The host: Graeme Richardson-Locke: Head of Associations and Technical Lead, FESPA. With 35 years’ experience in the industry, Graeme began as an apprentice and progressed through several directorships before joining FESPA in his current role. He is also a member of the Academy of Screen and Digital Printing Technologies.
The experts: Samir Sadikoglu, Owner and General Manager of BirSifir Tekstil AS in Turkey. After 24 years with the family business, ETF Tekstil, Samir’s new venture is a contract screen printer for sportswear and fashion manufacturers. He also owns the Grit3.com e-commerce brand.
Raitis Purins, Head of Marketing at Printful, Latvia, an on-demand fulfilment specialist offering e-commerce warehousing, custom print, embroidery and product drop-shipping for online retailers.
Mark Gervais, Director of Screen Print at Ningbo Shenzhou Knitting Company, Shenzhou, China. Mark has worked in screen printing since 1977 and has managed Ningbo’s huge capacity (up to 850,000 pieces a day) since 2009. He is also a member of the Academy of Screen and Digital Printing Technologies.
Most blank garments are manufactured in low-cost economies. How is your customers’ behaviour influencing the need for transparency? Is there a move away from the lowest cost being customers’ first objective?
Raitis: Price is still the number one factor — I believe everyone else will agree. That’s for all customers, and also for me as a buyer. Customers are probably looking for things like locally-made garments. But it's not easy to make a switch at the moment because of many factors — price and availability, stock and so on.

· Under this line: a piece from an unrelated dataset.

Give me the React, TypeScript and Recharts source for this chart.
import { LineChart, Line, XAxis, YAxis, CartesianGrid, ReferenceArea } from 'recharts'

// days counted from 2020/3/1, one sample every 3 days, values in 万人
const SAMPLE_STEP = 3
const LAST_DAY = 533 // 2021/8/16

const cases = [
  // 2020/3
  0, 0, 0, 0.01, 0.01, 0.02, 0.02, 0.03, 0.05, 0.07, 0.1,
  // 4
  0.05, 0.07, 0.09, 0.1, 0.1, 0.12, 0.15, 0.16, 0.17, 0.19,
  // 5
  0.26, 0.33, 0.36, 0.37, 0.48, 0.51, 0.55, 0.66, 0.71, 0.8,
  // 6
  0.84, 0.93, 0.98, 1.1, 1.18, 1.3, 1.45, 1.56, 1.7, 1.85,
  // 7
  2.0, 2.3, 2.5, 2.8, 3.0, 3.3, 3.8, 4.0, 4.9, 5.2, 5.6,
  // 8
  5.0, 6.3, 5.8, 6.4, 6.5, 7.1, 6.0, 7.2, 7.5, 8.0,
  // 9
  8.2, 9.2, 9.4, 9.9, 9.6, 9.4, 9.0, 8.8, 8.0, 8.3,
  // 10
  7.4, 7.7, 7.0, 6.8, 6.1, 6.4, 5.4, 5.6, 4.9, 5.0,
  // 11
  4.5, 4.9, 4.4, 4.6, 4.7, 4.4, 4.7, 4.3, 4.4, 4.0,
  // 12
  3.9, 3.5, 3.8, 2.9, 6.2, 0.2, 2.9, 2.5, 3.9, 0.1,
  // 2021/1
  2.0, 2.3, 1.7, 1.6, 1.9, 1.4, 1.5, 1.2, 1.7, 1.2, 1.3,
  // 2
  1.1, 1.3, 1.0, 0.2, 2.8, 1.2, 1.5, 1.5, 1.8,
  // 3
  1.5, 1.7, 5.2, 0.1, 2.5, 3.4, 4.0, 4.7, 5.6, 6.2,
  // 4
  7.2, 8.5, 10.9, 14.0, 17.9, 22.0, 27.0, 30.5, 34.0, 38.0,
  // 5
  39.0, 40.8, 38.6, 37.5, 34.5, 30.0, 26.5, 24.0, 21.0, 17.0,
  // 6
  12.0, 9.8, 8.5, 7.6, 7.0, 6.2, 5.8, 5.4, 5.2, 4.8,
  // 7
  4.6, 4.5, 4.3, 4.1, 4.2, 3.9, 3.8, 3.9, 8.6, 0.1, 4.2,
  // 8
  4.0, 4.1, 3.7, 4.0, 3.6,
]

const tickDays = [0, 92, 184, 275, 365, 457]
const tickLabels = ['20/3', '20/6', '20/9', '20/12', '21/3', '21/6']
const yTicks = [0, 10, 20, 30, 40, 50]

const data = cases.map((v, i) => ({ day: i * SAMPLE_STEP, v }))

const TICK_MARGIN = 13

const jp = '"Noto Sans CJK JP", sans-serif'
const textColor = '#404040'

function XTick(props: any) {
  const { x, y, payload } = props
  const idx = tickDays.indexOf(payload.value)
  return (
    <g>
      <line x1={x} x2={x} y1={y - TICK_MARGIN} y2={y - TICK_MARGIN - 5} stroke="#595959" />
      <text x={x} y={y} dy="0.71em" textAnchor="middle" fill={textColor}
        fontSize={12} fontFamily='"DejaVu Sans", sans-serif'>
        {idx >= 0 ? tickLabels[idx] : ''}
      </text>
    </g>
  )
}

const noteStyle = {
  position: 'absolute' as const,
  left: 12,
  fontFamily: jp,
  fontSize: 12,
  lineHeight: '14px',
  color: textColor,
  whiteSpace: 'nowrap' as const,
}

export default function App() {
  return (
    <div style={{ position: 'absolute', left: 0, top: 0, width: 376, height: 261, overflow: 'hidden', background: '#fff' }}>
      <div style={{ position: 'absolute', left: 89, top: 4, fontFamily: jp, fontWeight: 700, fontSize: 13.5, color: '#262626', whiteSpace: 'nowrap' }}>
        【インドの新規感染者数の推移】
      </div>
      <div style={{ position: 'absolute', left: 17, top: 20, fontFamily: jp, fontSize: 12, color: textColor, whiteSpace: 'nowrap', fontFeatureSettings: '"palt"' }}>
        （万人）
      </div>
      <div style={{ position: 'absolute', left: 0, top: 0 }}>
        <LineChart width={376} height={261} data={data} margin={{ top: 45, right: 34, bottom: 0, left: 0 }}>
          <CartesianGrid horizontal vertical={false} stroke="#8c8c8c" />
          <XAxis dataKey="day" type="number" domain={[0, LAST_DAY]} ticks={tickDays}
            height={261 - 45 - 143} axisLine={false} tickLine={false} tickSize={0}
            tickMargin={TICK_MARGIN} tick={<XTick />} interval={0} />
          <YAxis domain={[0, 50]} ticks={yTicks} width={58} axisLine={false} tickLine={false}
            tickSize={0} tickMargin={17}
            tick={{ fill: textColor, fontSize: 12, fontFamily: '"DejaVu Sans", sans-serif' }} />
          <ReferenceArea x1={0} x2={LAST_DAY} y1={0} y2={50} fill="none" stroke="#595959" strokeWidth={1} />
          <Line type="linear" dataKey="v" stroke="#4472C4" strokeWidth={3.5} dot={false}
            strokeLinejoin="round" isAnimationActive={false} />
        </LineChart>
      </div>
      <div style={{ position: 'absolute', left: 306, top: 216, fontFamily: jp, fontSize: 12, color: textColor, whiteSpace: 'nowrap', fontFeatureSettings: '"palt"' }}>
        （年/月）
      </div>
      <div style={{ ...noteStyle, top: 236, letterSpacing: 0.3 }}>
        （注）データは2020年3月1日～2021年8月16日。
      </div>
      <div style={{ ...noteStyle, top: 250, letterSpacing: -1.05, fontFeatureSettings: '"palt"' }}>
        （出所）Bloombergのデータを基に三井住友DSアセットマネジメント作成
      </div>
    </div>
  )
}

One thing that we are doing is, we want to be as transparent as possible. That means making sure we showcase where the garment is made. Who’s the company, what's the process? And we list that on our product catalogue on the Printful website. That's something we launched a while ago, and just to increase the transparency. And it's super challenging to do because your suppliers and partners can say whatever they want, but you must go to those contacts, check and see. The main goal is to be transparent, so customers can go to the website and see what's happening there. That the factories are legitimate.
Samir: With the new technology, with the digital possibilities, such as blockchain technology, everything can easily be followed back to the roots. It’s impossible without that, and especially after the accident in Bangladesh at the Rana factory, everyone is more concerned about it. We called it sustainability. Actually, human welfare is another part of sustainability. Everyone is concerned about it.
Mark: We try to balance everything. The brands continue to push on price, and they move production into different countries and things like that. They move that around, but at the end of the day, they're very concerned about the operators’ health and welfare and safety, and everything else. As we have operations in Vietnam and Cambodia as well as China, the key is transparency, and being above the line and just continuing to maintain the quality — the quality of the people, and the quality of the product.